___ Record excerpts

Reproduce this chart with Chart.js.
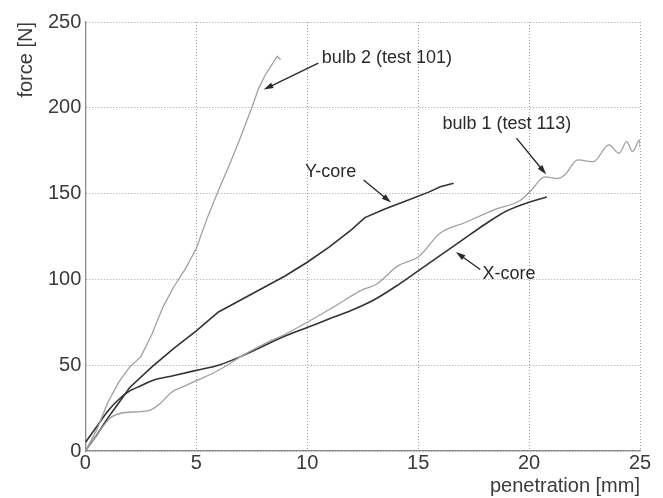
<!DOCTYPE html>
<html>
<head>
<meta charset="utf-8">
<script src="https://cdn.jsdelivr.net/npm/chart.js@4"></script>
<style>
  html, body { margin: 0; padding: 0; background: #fff; }
  #wrap { width: 663px; height: 498px; }
</style>
</head>
<body>
<div id="wrap"><canvas id="c" width="663" height="498"></canvas></div>
<script>
// penetration [mm] / force [N] for each test curve
const bulb2X = [0, 0.5, 1, 1.5, 2, 2.5, 3, 3.5, 4, 4.5, 5, 5.5, 6, 6.5, 7, 7.5, 7.8, 8.1, 8.4, 8.65, 8.8];
const bulb2Y = [0, 12, 28, 40, 49, 55, 68, 84, 96, 106, 118, 136, 152, 167, 183, 200, 211, 219, 225, 230, 228];

const bulb1X = [0, 0.5, 1.1, 1.6, 2.5, 2.95, 3.4, 3.86, 4.5, 5, 5.7, 6.4, 7, 8, 9, 10, 11.2, 12.5, 13.1, 14.1, 15, 16, 17.1, 18.5, 19.6, 20.1, 20.7, 21.3, 21.6, 22.2, 22.9, 23.6, 24.06, 24.4, 24.66, 24.99, 25];
const bulb1Y = [0, 9, 19, 22, 23, 24, 28, 34, 38, 41, 45, 50, 55, 62, 68, 75, 84, 94, 97, 108, 113, 127, 133, 141, 146, 152, 159.8, 158.8, 160.8, 169.6, 168.6, 178.4, 173.5, 180.3, 174.5, 181.3, 177];

const yCoreX = [0, 0.5, 1, 1.5, 2, 3, 4, 5, 6, 7, 8, 9, 10, 11, 12, 12.6, 13.5, 14.5, 15.5, 16, 16.6];
const yCoreY = [0, 9, 19, 28, 37, 49, 60, 70, 81, 88, 95, 102, 110, 119, 129, 136, 141, 146, 151, 154, 156];

const xCoreX = [0, 0.5, 1, 1.5, 2, 2.5, 3, 4, 5, 6, 7, 8, 9, 10, 11, 12, 13, 14, 15, 16, 17, 18, 19, 20, 20.8];
const xCoreY = [5, 14, 23, 30, 35, 38, 41, 44, 47, 50, 55, 61, 67, 72, 77, 82, 88, 96, 105, 114, 123, 132, 140, 145, 148];

const xTicks = [0, 5, 10, 15, 20, 25];
const yTicks = [0, 50, 100, 150, 200, 250];

// callout labels: text anchor and arrow (from -> to), in data units
const callouts = [
  { text: 'bulb 2 (test 101)', tx: 10.66, ty: 229, fromX: 10.5, fromY: 226, toX: 8.04, toY: 210.6 },
  { text: 'bulb 1 (test 113)', tx: 16.1, ty: 190.5, fromX: 19.43, fromY: 182.3, toX: 20.77, toY: 161.2 },
  { text: 'Y-core', tx: 9.9, ty: 162.8, fromX: 12.54, fromY: 157.9, toX: 13.78, toY: 144.8 },
  { text: 'X-core', tx: 17.9, ty: 102.9, fromX: 17.8, fromY: 105.8, toX: 16.7, toY: 115.9 }
];

function pts(xs, ys) { return xs.map((x, i) => ({ x: x, y: ys[i] })); }

const calloutPlugin = {
  id: 'callouts',
  afterDatasetsDraw(chart) {
    const ctx = chart.ctx;
    const sx = chart.scales.x, sy = chart.scales.y;
    ctx.save();
    ctx.font = '18px "Liberation Sans", Arial, sans-serif';
    ctx.fillStyle = '#2a2a2a';
    ctx.textBaseline = 'middle';
    ctx.textAlign = 'left';
    callouts.forEach(c => {
      ctx.fillText(c.text, sx.getPixelForValue(c.tx), sy.getPixelForValue(c.ty));
      const x0 = sx.getPixelForValue(c.fromX), y0 = sy.getPixelForValue(c.fromY);
      const x1 = sx.getPixelForValue(c.toX), y1 = sy.getPixelForValue(c.toY);
      const ang = Math.atan2(y1 - y0, x1 - x0);
      const len = 10, half = 0.3;
      ctx.strokeStyle = '#2a2a2a';
      ctx.lineWidth = 1.4;
      ctx.beginPath();
      ctx.moveTo(x0, y0);
      ctx.lineTo(x1 - Math.cos(ang) * len * 0.8, y1 - Math.sin(ang) * len * 0.8);
      ctx.stroke();
      ctx.beginPath();
      ctx.moveTo(x1, y1);
      ctx.lineTo(x1 - len * Math.cos(ang - half), y1 - len * Math.sin(ang - half));
      ctx.lineTo(x1 - len * Math.cos(ang + half), y1 - len * Math.sin(ang + half));
      ctx.closePath();
      ctx.fill();
    });
    ctx.restore();
  }
};

const family = '"Liberation Sans", Arial, sans-serif';
const tickFont = { family: family, size: 20 };
const titleFont = { family: family, size: 20 };

new Chart(document.getElementById('c'), {
  type: 'line',
  data: {
    datasets: [
      { label: 'bulb 2 (test 101)', data: pts(bulb2X, bulb2Y), borderColor: '#a0a0a0', borderWidth: 1.3 },
      { label: 'bulb 1 (test 113)', data: pts(bulb1X, bulb1Y), borderColor: '#a0a0a0', borderWidth: 1.3, cubicInterpolationMode: 'monotone' },
      { label: 'Y-core', data: pts(yCoreX, yCoreY), borderColor: '#333', borderWidth: 1.6 },
      { label: 'X-core', data: pts(xCoreX, xCoreY), borderColor: '#333', borderWidth: 1.6, cubicInterpolationMode: 'monotone' }
    ]
  },
  options: {
    responsive: false,
    animation: false,
    elements: { point: { radius: 0 }, line: { tension: 0 } },
    layout: { padding: { left: 14, right: 23, top: 22, bottom: 0 } },
    plugins: { legend: { display: false }, tooltip: { enabled: false } },
    scales: {
      x: {
        type: 'linear', min: 0, max: 25,
        afterBuildTicks: s => { s.ticks = xTicks.map(v => ({ value: v })); },
        ticks: { color: '#3a3a3a', font: tickFont, padding: 0, maxRotation: 0 },
        grid: { color: '#a0a0a0', drawTicks: false, lineWidth: 1 },
        border: { display: true, color: '#8a8a8a', width: 1.3, dash: [1, 2] },
        title: { display: true, text: 'penetration [mm]', align: 'end', color: '#3a3a3a', font: titleFont, padding: { top: -1, bottom: 0 } }
      },
      y: {
        type: 'linear', min: 0, max: 250,
        afterBuildTicks: s => { s.ticks = yTicks.map(v => ({ value: v })); },
        ticks: { color: '#3a3a3a', font: tickFont, padding: 4 },
        grid: { color: '#a0a0a0', drawTicks: false, lineWidth: 1 },
        border: { display: true, color: '#8a8a8a', width: 1.3, dash: [1, 2] },
        title: { display: true, text: 'force [N]', align: 'end', color: '#3a3a3a', font: titleFont, padding: { top: 0, bottom: 6 } }
      }
    }
  },
  plugins: [calloutPlugin]
});
</script>
</body>
</html>
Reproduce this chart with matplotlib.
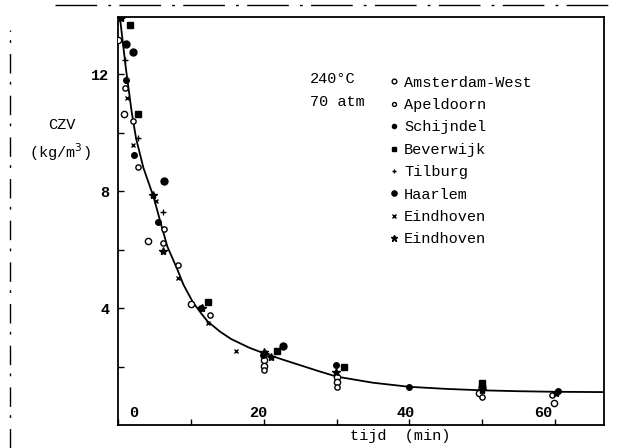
import numpy as np
import matplotlib
matplotlib.use('Agg')
from matplotlib import pyplot as plt
from matplotlib.lines import Line2D

plt.rcParams['font.family'] = ['Liberation Mono', 'DejaVu Sans Mono']

# data: tijd (min) vs CZV (kg/m3)
ams_t = [0.0, 0.8, 4.1, 10.0, 20.0, 20.0, 30.1, 30.1, 49.6, 59.9]
ams_v = [13.17, 10.65, 6.28, 4.13, 2.22, 2.01, 1.64, 1.47, 1.09, 0.75]

apel_t = [1.0, 2.05, 2.7, 6.2, 6.3, 8.2, 12.7, 20.0, 30.1, 50.0, 59.6]
apel_v = [11.54, 10.41, 8.84, 6.21, 6.69, 5.46, 3.75, 1.88, 1.30, 0.96, 1.02]

schij_t = [1.1, 2.2, 5.5, 11.4, 19.9, 29.9, 40.0, 60.4]
schij_v = [11.81, 9.22, 6.93, 3.99, 2.39, 2.05, 1.30, 1.16]

bever_t = [1.6, 2.7, 12.3, 21.8, 31.0, 49.9]
bever_v = [13.69, 10.65, 4.20, 2.52, 1.98, 1.43]

tilb_t = [1.0, 2.7, 6.2, 11.6, 20.3]
tilb_v = [12.49, 9.83, 7.30, 4.05, 2.45]

haar_t = [1.1, 2.05, 6.3, 22.7, 50.0]
haar_v = [13.04, 12.76, 8.33, 2.70, 1.30]

eind1_t = [1.2, 2.05, 5.2, 8.2, 12.3, 16.2]
eind1_v = [11.19, 9.56, 7.65, 5.02, 3.48, 2.53]

eind2_t = [0.4, 4.8, 6.2, 11.6, 20.0, 21.0, 29.9, 49.9, 60.1]
eind2_v = [13.92, 7.85, 5.94, 3.99, 2.49, 2.32, 1.81, 1.19, 1.09]

# hand drawn curve, read point by point
curve_t = [0.3, 1.1, 1.9, 2.5, 3.5, 4.9, 6.0, 6.8, 7.5, 8.2, 9.0, 10.3, 11.5, 12.3,
           14.0, 15.5, 18.0, 20.0, 22.5, 25.0, 27.5, 30.0, 35.0, 40.0, 45.0, 50.0,
           55.0, 60.0, 66.7]
curve_v = [13.9, 12.2, 10.7, 9.8, 8.8, 7.8, 6.8, 6.1, 5.7, 5.3, 4.8, 4.2, 3.8, 3.55,
           3.2, 2.95, 2.65, 2.46, 2.25, 2.05, 1.85, 1.66, 1.45, 1.31, 1.24, 1.19,
           1.16, 1.14, 1.13]

x_major = [0, 20, 40, 60]
x_labels = ['0', '20', '40', '60']
x_label_pos = [2.2, 19.3, 39.5, 58.4]

fig = plt.figure(figsize=(6.17, 4.48), dpi=100)
ax = fig.add_axes([0.191, 0.051, 0.788, 0.911])

ax.plot(curve_t, curve_v, color='black', lw=1.3, zorder=2)

k = dict(color='black', ls='none', zorder=3)
ax.plot(ams_t, ams_v, marker='o', mfc='white', mec='black', ms=4.5, mew=1, label='Amsterdam-West', **k)
ax.plot(apel_t, apel_v, marker='o', mfc='white', mec='black', ms=3.8, mew=1, label='Apeldoorn', **k)
ax.plot(schij_t, schij_v, marker='o', ms=4, label='Schijndel', **k)
ax.plot(bever_t, bever_v, marker='s', ms=4.5, label='Beverwijk', **k)
ax.plot(tilb_t, tilb_v, marker='+', ms=4, mew=1, label='Tilburg', **k)
ax.plot(haar_t, haar_v, marker='o', ms=5, label='Haarlem', **k)
ax.plot(eind1_t, eind1_v, marker='x', ms=3.5, mew=1, label='Eindhoven', **k)
ax.plot(eind2_t, eind2_v, marker='*', ms=6, label='Eindhoven', **k)

ax.legend(loc='upper left', bbox_to_anchor=(0.545, 0.875), frameon=False,
          handlelength=0.5, handletextpad=0.4, labelspacing=0.55, borderpad=0,
          markerscale=0.75, prop={'family': 'Liberation Mono', 'size': 11})

ax.text(26.4, 11.84, '240°C', fontsize=11, va='center', ha='left')
ax.text(26.4, 11.05, '70 atm', fontsize=11, va='center', ha='left')

ax.set_xlim(0, 66.7)
ax.set_ylim(0, 13.95)

ax.set_xticks(x_major)
ax.set_xticks([10, 30, 50], minor=True)
ax.set_xticklabels([])
for p, s in zip(x_label_pos, x_labels):
    ax.text(p, 0.41, s, ha='center', va='center', fontsize=11, fontweight='bold')

ax.set_yticks([4, 8, 12])
ax.set_yticks([2, 6, 10], minor=True)
ax.set_yticklabels(['4', '8', '12'], fontsize=11, fontweight='bold')
ax.tick_params(which='both', direction='in', length=4, width=1, pad=6)
ax.tick_params(axis='x', which='both', labelbottom=False)

for s in ax.spines.values():
    s.set_linewidth(1.3)

fig.text(62 / 617, 1 - 125 / 448, 'CZV', ha='center', va='center', fontsize=11)
fig.text(60 / 617, 1 - 152 / 448, '(kg/m$^3$)', ha='center', va='center', fontsize=11)
fig.text(400 / 617, 1 - 436 / 448, 'tijd  (min)', ha='center', va='center', fontsize=11)

# scan edges
fig.add_artist(Line2D([55 / 617, 1], [1 - 5 / 448] * 2, transform=fig.transFigure,
                      color='black', lw=1, ls=(0, (30, 8, 2, 6))))
fig.add_artist(Line2D([10 / 617] * 2, [0, 1 - 30 / 448], transform=fig.transFigure,
                      color='black', lw=1, ls=(0, (14, 8, 2, 6))))

plt.savefig('out.png', dpi=100)
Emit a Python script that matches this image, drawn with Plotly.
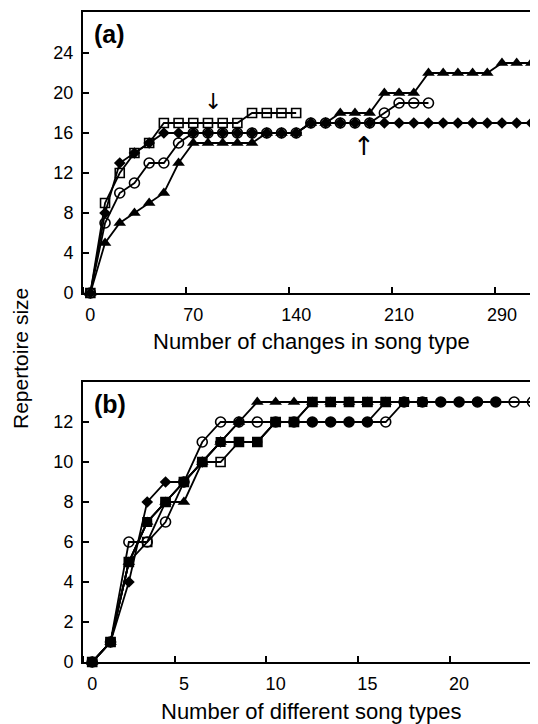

______

Reproduce the records word for word, please, from their first line up to and including the line that contains "const yTicks = [0, 50, 100, 150, 200, 250];", but no pictures.

Reproduce this chart with Chart.js.
<!DOCTYPE html>
<html>
<head>
<meta charset="utf-8">
<script src="https://cdn.jsdelivr.net/npm/chart.js@4"></script>
<style>
  html, body { margin: 0; padding: 0; background: #fff; }
  #wrap { width: 663px; height: 498px; }
</style>
</head>
<body>
<div id="wrap"><canvas id="c" width="663" height="498"></canvas></div>
<script>
// penetration [mm] / force [N] for each test curve
const bulb2X = [0, 0.5, 1, 1.5, 2, 2.5, 3, 3.5, 4, 4.5, 5, 5.5, 6, 6.5, 7, 7.5, 7.8, 8.1, 8.4, 8.65, 8.8];
const bulb2Y = [0, 12, 28, 40, 49, 55, 68, 84, 96, 106, 118, 136, 152, 167, 183, 200, 211, 219, 225, 230, 228];

const bulb1X = [0, 0.5, 1.1, 1.6, 2.5, 2.95, 3.4, 3.86, 4.5, 5, 5.7, 6.4, 7, 8, 9, 10, 11.2, 12.5, 13.1, 14.1, 15, 16, 17.1, 18.5, 19.6, 20.1, 20.7, 21.3, 21.6, 22.2, 22.9, 23.6, 24.06, 24.4, 24.66, 24.99, 25];
const bulb1Y = [0, 9, 19, 22, 23, 24, 28, 34, 38, 41, 45, 50, 55, 62, 68, 75, 84, 94, 97, 108, 113, 127, 133, 141, 146, 152, 159.8, 158.8, 160.8, 169.6, 168.6, 178.4, 173.5, 180.3, 174.5, 181.3, 177];

const yCoreX = [0, 0.5, 1, 1.5, 2, 3, 4, 5, 6, 7, 8, 9, 10, 11, 12, 12.6, 13.5, 14.5, 15.5, 16, 16.6];
const yCoreY = [0, 9, 19, 28, 37, 49, 60, 70, 81, 88, 95, 102, 110, 119, 129, 136, 141, 146, 151, 154, 156];

const xCoreX = [0, 0.5, 1, 1.5, 2, 2.5, 3, 4, 5, 6, 7, 8, 9, 10, 11, 12, 13, 14, 15, 16, 17, 18, 19, 20, 20.8];
const xCoreY = [5, 14, 23, 30, 35, 38, 41, 44, 47, 50, 55, 61, 67, 72, 77, 82, 88, 96, 105, 114, 123, 132, 140, 145, 148];

const xTicks = [0, 5, 10, 15, 20, 25];
const yTicks = [0, 50, 100, 150, 200, 250];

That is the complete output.